Think of training a neural network as hiking to the tallest point of a mountain in a fog. You can only see but so far around you, so you go towards the highest viewable point and repeat this process until all the area around you is below you. Unfortunately this method doesn't always result in arriving at the highest point, so to account for this, you must repeat this process many times from different starting points, making the hike and arriving at a peak. This is the reality of training a model, but here's where determinism comes in play.

Let's say your buddy says he got to the top and used the same approach as you. He shares where on the mountain he started, you go to it, ascent the mountain, but you don't arrive at the top. Without determinism, you can repeat the same starting position and arrive at different peaks. Without a photo at the top, are you inclined to believe your buddy made it there?

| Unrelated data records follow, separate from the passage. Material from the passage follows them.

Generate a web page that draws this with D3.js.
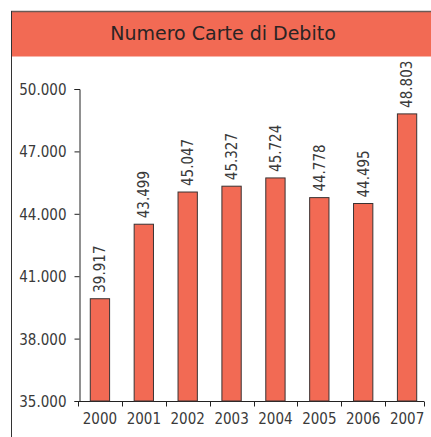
<!DOCTYPE html>
<meta charset="utf-8">
<style>
body { margin: 0; background: #fff; }
svg { display: block; }
.label, .tick text {
  font-family: "DejaVu Sans Condensed", "Liberation Sans Narrow", sans-serif;
  font-size: 15px;
  fill: #3a3a3a;
}
.title {
  font-family: "DejaVu Sans", sans-serif;
  font-size: 19px;
  fill: #2a2424;
  text-anchor: middle;
}
</style>
<svg width="431" height="437"></svg>
<script src="https://cdn.jsdelivr.net/npm/d3@7"></script>
<script>

var years = ["2000", "2001", "2002", "2003", "2004", "2005", "2006", "2007"],
    cards = [39917, 43499, 45047, 45327, 45724, 44778, 44495, 48803],
    yTicks = [35000, 38000, 41000, 44000, 47000, 50000];

var svg = d3.select("svg"),
    width = +svg.attr("width"),
    height = +svg.attr("height");

var fmt = function(v) { return d3.format(",")(v).replace(/,/g, "."); };

// frame + header
svg.append("rect")
    .attr("x", 11.5).attr("y", 11.5)
    .attr("width", width).attr("height", 45)
    .style("fill", "#f26a54");
svg.append("line")
    .attr("x1", 11).attr("x2", width).attr("y1", 11.5).attr("y2", 11.5)
    .style("stroke", "#6b5a55").style("stroke-width", 1.5);
svg.append("line")
    .attr("x1", 11.5).attr("x2", 11.5).attr("y1", 11).attr("y2", height)
    .style("stroke", "#333");

svg.append("text")
    .attr("class", "title")
    .attr("x", 223).attr("y", 40)
    .text("Numero Carte di Debito");

var x = d3.scaleBand()
    .domain(years)
    .range([78, 429])
    .paddingInner(0.56)
    .paddingOuter(0.28);

var y = d3.scaleLinear()
    .domain([35000, 50000])
    .range([401, 89]);

// y axis
var yAxis = svg.append("g")
    .attr("transform", "translate(79.5,0)")
    .call(d3.axisLeft(y).tickValues(yTicks).tickFormat(fmt).tickSizeOuter(0).tickSize(5).tickPadding(8));
yAxis.select(".domain").style("stroke", "#222");
yAxis.selectAll(".tick line").style("stroke", "#222");
yAxis.selectAll(".tick text").attr("dy", "0.36em");

// x axis with ticks at band boundaries
var xAxis = svg.append("g")
    .attr("transform", "translate(0,401.5)");
xAxis.append("line")
    .attr("x1", x.range()[0]).attr("x2", 424)
    .style("stroke", "#222");
xAxis.selectAll(".btick")
    .data(years.concat(["end"]))
  .enter().append("line")
    .attr("class", "btick")
    .attr("x1", function(d, i) { return Math.round(x.range()[0] + i * x.step() + (i == years.length ? -5 : 0)) + 0.5; })
    .attr("x2", function(d, i) { return Math.round(x.range()[0] + i * x.step() + (i == years.length ? -5 : 0)) + 0.5; })
    .attr("y1", 0).attr("y2", 5)
    .style("stroke", "#222");
xAxis.selectAll(".tick")
    .data(years)
  .enter().append("text")
    .attr("class", "label")
    .attr("x", function(d) { return x(d) + x.bandwidth() / 2; })
    .attr("y", 22)
    .attr("text-anchor", "middle")
    .text(function(d) { return d; });

// bars
var bar = svg.append("g").selectAll(".bar")
    .data(years)
  .enter().append("g")
    .attr("class", "bar");

bar.append("rect")
    .attr("x", function(d) { return x(d); })
    .attr("y", function(d, i) { return y(cards[i]); })
    .attr("width", x.bandwidth())
    .attr("height", function(d, i) { return y(35000) - y(cards[i]); })
    .style("fill", "#f26a54")
    .style("stroke", "#3a3232")
    .style("stroke-width", 1);

bar.append("text")
    .attr("class", "label")
    .attr("transform", function(d, i) {
      return "translate(" + (x(d) + x.bandwidth() / 2) + "," + (y(cards[i]) - 6) + ") rotate(-90)";
    })
    .attr("dy", "0.36em")
    .text(function(d, i) { return fmt(cards[i]); });

</script>
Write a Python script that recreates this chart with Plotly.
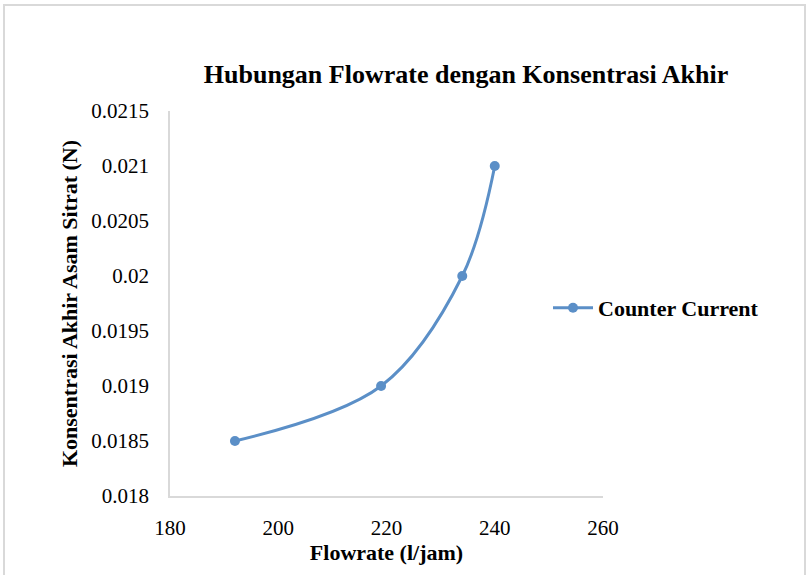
import plotly.graph_objects as go

flowrate = [192, 219, 234, 240]
konsentrasi = [0.0185, 0.019, 0.020, 0.021]
series_name = "Counter Current"
x_ticks = [180, 200, 220, 240, 260]
y_ticks = [0.018, 0.0185, 0.019, 0.0195, 0.02, 0.0205, 0.021, 0.0215]
y_labels = ["0.018", "0.0185", "0.019", "0.0195", "0.02", "0.0205", "0.021", "0.0215"]

W, H = 811, 575
L, R, T, B = 170, 208, 111, 79
pw, ph = W - L - R, H - T - B

font_family = "Liberation Serif, Times New Roman, serif"
blue = "#5b8fc7"

fig = go.Figure()
fig.add_trace(go.Scatter(
    x=flowrate, y=konsentrasi, name=series_name,
    mode="lines+markers",
    line=dict(color=blue, width=3, shape="spline", smoothing=1.0),
    marker=dict(color=blue, size=10),
))

def px_x(p):
    return (p - L) / pw

def px_y(p):
    return (H - B - p) / ph

fig.add_shape(type="rect", xref="paper", yref="paper",
              x0=px_x(4), x1=px_x(805), y0=px_y(576), y1=px_y(5),
              line=dict(color="#d9d9d9", width=2), layer="below")

fig.update_layout(
    width=W, height=H,
    margin=dict(l=L, r=R, t=T, b=B, autoexpand=False),
    paper_bgcolor="white", plot_bgcolor="white",
    font=dict(family=font_family, color="black", size=21),
    title=dict(text="<b>Hubungan Flowrate dengan Konsentrasi Akhir</b>",
               x=px_x(466), xref="paper", xanchor="center",
               y=1 - 74 / H, yanchor="middle",
               font=dict(size=26, family=font_family, color="black")),
    showlegend=True,
    legend=dict(x=px_x(548), y=px_y(308), xanchor="left", yanchor="middle",
                font=dict(size=22, family=font_family, color="black"),
                bgcolor="rgba(0,0,0,0)", itemwidth=40),
    xaxis=dict(range=[180, 260], tickvals=x_ticks,
               showgrid=False, zeroline=False,
               showline=True, linecolor="#d9d9d9", linewidth=1.5,
               ticks="", ticklabelstandoff=12,
               tickfont=dict(size=21, family=font_family),
               title=dict(text="<b>Flowrate (l/jam)</b>", standoff=6,
                          font=dict(size=22, family=font_family))),
    yaxis=dict(range=[0.018, 0.0215], tickvals=y_ticks, ticktext=y_labels,
               showgrid=False, zeroline=False,
               showline=True, linecolor="#d9d9d9", linewidth=1.5,
               ticks="", ticklabelstandoff=15,
               tickfont=dict(size=21, family=font_family),
               title=dict(text="<b>Konsentrasi Akhir Asam Sitrat (N)</b>", standoff=8,
                          font=dict(size=22, family=font_family))),
)
fig.update_traces(legendgroup="a")
fig.data[0].update(name="<b>" + series_name + "</b>")

fig.write_html("out.html")
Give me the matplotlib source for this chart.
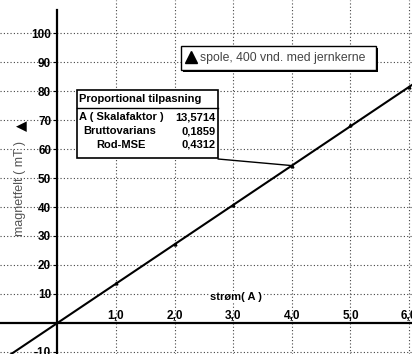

For the most part, this is the state of AI research. The path describing how a model is created doesn't get saved or given much consideration. If neither the path nor the model weights aren't shared, it isn't realistic to be able to peer review findings. All that computation is spent searching a space that isn't mapped in a meaningful way. While these paths are specific to the dataset and model architecture used, mapping the loss space can grant insights that the field as yet to realize. I believe mapping this space is the pathway towards being able to look at a produced model and gleam the hyper dimensional patterns saved within.

Caveats

At the end of the day, randomness is sometimes good, in those cases seeded randomness can be best. Aspects like temperature and dropout can provide benefits, but these can be additional sources of entropy that make repeating a training path nearly impossible if seeded randomness is not used.

Afterword

I worked on a research project for a CVE patch recommendation and remediation system. All it really was was something that took in a feed of unified CVEs and gave it a weighted score so that operators would have an easier time knowing what exactly they needed to focus on first. The problem was that the AI system needed to be auditable and therefor repeatable. CPU evaluation was used to achieve this, and hashing was applied for searchability. The system was incredibly simple, but I've seen more than a few companies fall into the pitfall of using tooling powered by nondeterministic GPU/TPU eval for performance reasons and then losing the ability to audit their decision making. Operations and recovery were no longer repeatable, because different results were generated. Most times they just ate it.